Nothing is mysterious anymore and the delivered twists are not delivered in any way that sticks the landing. If anything it is all a bit too mustache twirly — not a good counter to the Blind Man who’s crimes we know and feel much more grounded.

Now I am going to turn heel a little here and disagree with people saying the whole idea of having the Blind Man be a sorta-protagonistish-person is a bad one. I just think making the audience root for a bad guy is hard, and the film did not really try to do that. Sitting with the bad a little more, less attempts at action and twists, less environments to move the movie through, and some self awareness. Probably with a different lead character and having Lang still as this ominous figure, but instead stepping between a situation and getting involved. A lot less screen time would have kept some of the mystery and probably bothered less people.

Atlas (2024) 1.5/5

There are a lot of neat parts here but it just doesn’t come together well, and I think that falls very heavily on the direction and the script.

Everything else ranges from serviceable to good. I am not a big JLo listener/watcher but I think I could see people wrongly putting it on her shoulders because her face is all over it. None of the actors felt like they were slacking off and the fx house did some neat work.

3:10 to Yuma (2007) 3.5/5

A good movie but a little too cleanly puzzled together. The scripts cleanliness takes front stage to character motivations. This makes for some admittedly fun one liners and impressive scenes, but it feels very Hollywood by the end. Even the wrapping up feels like everyone says the right thing in unnatural ways to get it to the overall cool idea. This leaves Dallas Roberts, as the money man, to just be super agreeable at every step.
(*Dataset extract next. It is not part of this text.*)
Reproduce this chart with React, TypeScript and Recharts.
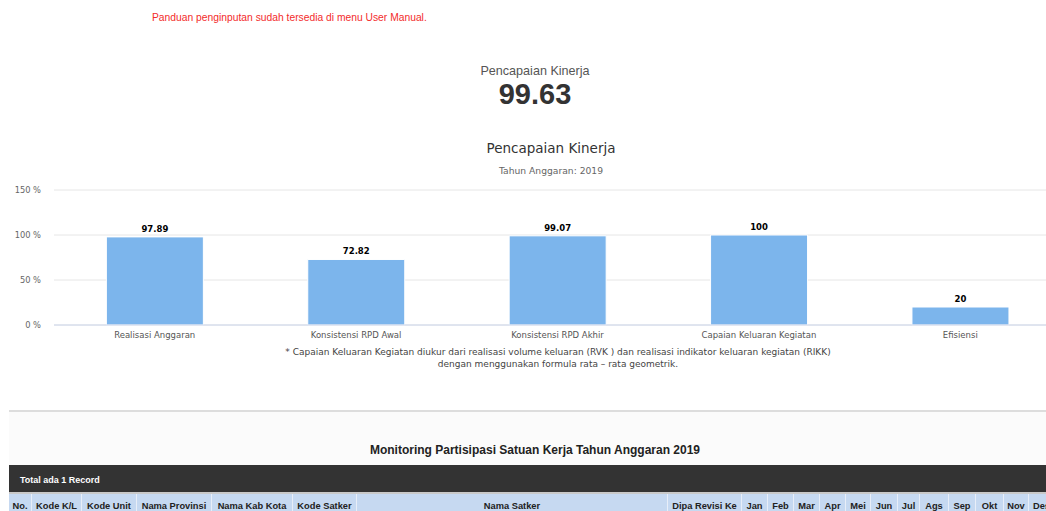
import React from 'react'
import { BarChart, Bar, XAxis, YAxis, CartesianGrid, LabelList } from 'recharts'

const categories = ['Realisasi Anggaran', 'Konsistensi RPD Awal', 'Konsistensi RPD Akhir', 'Capaian Keluaran Kegiatan', 'Efisiensi']
const values = [97.89, 72.82, 99.07, 100, 20]
const yTicks = [0, 50, 100, 150]
const boundaryTicks = [0, 1, 2, 3, 4, 5]

const tableColumns = ['No.', 'Kode K/L', 'Kode Unit', 'Nama Provinsi', 'Nama Kab Kota', 'Kode Satker', 'Nama Satker', 'Dipa Revisi Ke',
  'Jan', 'Feb', 'Mar', 'Apr', 'Mei', 'Jun', 'Jul', 'Ags', 'Sep', 'Okt', 'Nov', 'Des']
const columnWidths = [23, 50, 55, 75, 81, 64, 311, 74, 26, 26, 26, 26, 25, 27, 22, 29, 27, 28, 25, 26]

const chartData = categories.map((name, i) => ({ name, value: values[i] }))

const CHART_FONT = '"DejaVu Sans", Verdana, sans-serif'
const PAGE_FONT = 'Arial, "Liberation Sans", sans-serif'

function Centered({ cx, cy, lh, style, children }: { cx: number; cy: number; lh: number; style: React.CSSProperties; children: React.ReactNode }) {
  return (
    <div style={{
      position: 'absolute',
      left: cx - 400,
      width: 800,
      top: cy - lh / 2,
      lineHeight: `${lh}px`,
      textAlign: 'center',
      whiteSpace: 'nowrap',
      ...style
    }}>
      {children}
    </div>
  )
}

export default function App() {
  return (
    <div style={{ position: 'absolute', left: 0, top: 0, width: 1046, height: 511, overflow: 'hidden', background: '#fff' }}>

      {/* Notice */}
      <div style={{ position: 'absolute', left: 152, top: 11, lineHeight: '14px', fontFamily: PAGE_FONT, fontSize: 10.3, color: '#f32b2b', whiteSpace: 'nowrap' }}>
        Panduan penginputan sudah tersedia di menu User Manual.
      </div>

      {/* Summary */}
      <Centered cx={535} cy={71} lh={16} style={{ fontFamily: PAGE_FONT, fontSize: 12.6, color: '#555' }}>Pencapaian Kinerja</Centered>
      <Centered cx={535} cy={94} lh={32} style={{ fontFamily: PAGE_FONT, fontSize: 29, fontWeight: 700, color: '#333' }}>99.63</Centered>

      {/* Chart title */}
      <Centered cx={551} cy={148} lh={18} style={{ fontFamily: CHART_FONT, fontSize: 13.5, color: '#333' }}>Pencapaian Kinerja</Centered>
      <Centered cx={551} cy={171} lh={12} style={{ fontFamily: CHART_FONT, fontSize: 9.2, color: '#666' }}>Tahun Anggaran: 2019</Centered>

      {/* Chart */}
      <div style={{ position: 'absolute', left: 0, top: 180 }}>
        <BarChart width={1075} height={175} data={chartData} barCategoryGap="26%" margin={{ top: 10, right: 14, left: 0, bottom: 0 }}>
          <CartesianGrid vertical={false} stroke="#e6e6e6" />
          {/* category labels sit right on the plot edge, the boundary-tick axis is stacked just under it */}
          <XAxis
            dataKey="name"
            height={0.01}
            axisLine={false}
            tickLine={false}
            tickSize={0}
            tickMargin={7}
            interval={0}
            tick={{ fontFamily: CHART_FONT, fontSize: 8.5, fill: '#555' }}
          />
          <XAxis
            xAxisId="sep"
            type="number"
            domain={[0, 5]}
            ticks={boundaryTicks}
            height={29.99}
            tick={false}
            tickSize={7}
            axisLine={{ stroke: '#ccd6eb' }}
            tickLine={{ stroke: '#ccd6eb' }}
            allowDataOverflow
          />
          <YAxis
            width={54}
            domain={[0, 150]}
            ticks={yTicks}
            axisLine={false}
            tickLine={false}
            tickSize={0}
            tickMargin={13}
            tickFormatter={(v: number) => `${v} %`}
            tick={{ fontFamily: CHART_FONT, fontSize: 8.3, fill: '#666' }}
          />
          <Bar dataKey="value" fill="#7cb5ec" stroke="#fff" strokeWidth={1} isAnimationActive={false}>
            <LabelList dataKey="value" position="top" offset={5} style={{ fontFamily: CHART_FONT, fontSize: 8.5, fontWeight: 700, fill: '#000' }} />
          </Bar>
        </BarChart>
      </div>

      {/* Footnote */}
      <Centered cx={558} cy={352} lh={12} style={{ fontFamily: CHART_FONT, fontSize: 9, color: '#444' }}>
        * Capaian Keluaran Kegiatan diukur dari realisasi volume keluaran (RVK ) dan realisasi indikator keluaran kegiatan (RIKK)
      </Centered>
      <Centered cx={558} cy={364} lh={12} style={{ fontFamily: CHART_FONT, fontSize: 9, color: '#444' }}>
        dengan menggunakan formula rata – rata geometrik.
      </Centered>

      {/* Monitoring section */}
      <div style={{ position: 'absolute', left: 9, top: 410, width: 1100, height: 110, background: '#fbfbfb', borderTop: '2px solid #dddddd' }} />
      <Centered cx={535} cy={450} lh={16} style={{ fontFamily: PAGE_FONT, fontSize: 12, fontWeight: 700, color: '#222' }}>
        Monitoring Partisipasi Satuan Kerja Tahun Anggaran 2019
      </Centered>
      <div style={{ position: 'absolute', left: 9, top: 465, width: 1100, height: 27, background: '#333', borderBottom: '2px solid #c9c9c9' }}>
        <div style={{ position: 'absolute', left: 11, top: 9, lineHeight: '13px', fontFamily: PAGE_FONT, fontSize: 9, fontWeight: 700, color: '#fff' }}>
          Total ada 1 Record
        </div>
      </div>
      <div style={{ position: 'absolute', left: 9, top: 494, height: 24, display: 'flex', background: '#c6d9f1' }}>
        {tableColumns.map((c, i) => (
          <div key={c} style={{
            width: columnWidths[i],
            boxSizing: 'border-box',
            borderRight: '1px solid #e8eef8',
            lineHeight: '24px',
            textAlign: 'center',
            fontFamily: PAGE_FONT,
            fontSize: 9.3,
            fontWeight: 700,
            color: '#222',
            whiteSpace: 'nowrap',
            overflow: 'hidden'
          }}>
            {c}
          </div>
        ))}
      </div>
    </div>
  )
}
This also may be the cleanest R rated film. I am not advocating for going Bone Tomahawk, but it detracts how every death is so visually polite. Especially when quite a lot of characters are motivated by dealing and avoiding death out.

If that seems tough on the film, it is only because I really like certain parts. Ben Foster is fantastic and chews what he can with his dialogue. Peter Fonda really nailed his holyer-than-thou role. Bale is awesome and lets scenes breath around him. It is always fun to see Alan Tudyk, even if his character felt very cut down in editing here or in need of some actual doctoring scenes along the journey.